So I do something completely different than them. And that’s what makes me their antichrist, but consumers though, I’m Christ.

[00:00:48] Drew Thomas Hendricks: Anti NAR.

[00:00:50] Fred Glick: Right.

[00:00:51] Drew Thomas Hendricks: Talking about NAR, G N A R. We’re talking about NAR, the National Association of Realtors, but we have traded on that for the last few weeks. Today we’ve got a new topic.

The election year is coming up. And there’s this kind of old theory that I’m, or I, we’re trying to investigate what happens with housing in an election year.

[00:01:09] René Pérez Jr.: I think there’s, there’s a lot of differences and dipping on the market, right? Like when you talk about like California, for example, you live in a world where, like, it doesn’t matter who’s going to be president because people still want to live here, right?

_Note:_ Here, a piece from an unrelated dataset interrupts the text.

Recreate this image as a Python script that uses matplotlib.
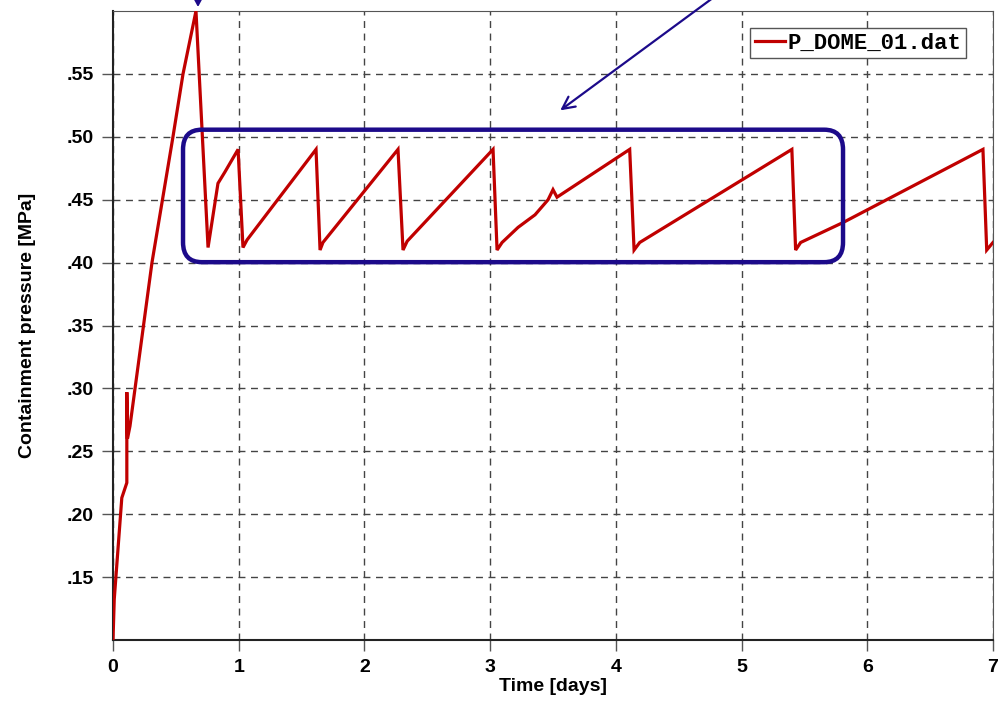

And pay that California tax. Right. So elections don’t matter in that regard. And actually, I think so the reason we brought up this conversation was because someone asked us like, “Oh, I think we should wait and buy closer to the election because I heard that house prices go down in election years.” And if you look at it like from a Bay Area perspective.

And we saw this when president, the president from China came to San Francisco. It seemed like they cleaned up San Francisco, right? So in a world where, you know, my take is that I don’t know who people are going to vote for, but I think that Gavin Newsom is going to run for president in a world where he runs for president.

One of his conversations is going to be, I’m going to clean up San Francisco, right? I mean, that’s his, his whole take is going to be to like, “Oh, we’re going to, we’re going to revitalize…”

[00:02:17] Drew Thomas Hendricks: We have a bigger agenda than that. If he’s running,

[00:02:19] Fred Glick: Wait, wait, wait he’s not going to run for president and say he’s going to make San Francisco better. That’s crazy.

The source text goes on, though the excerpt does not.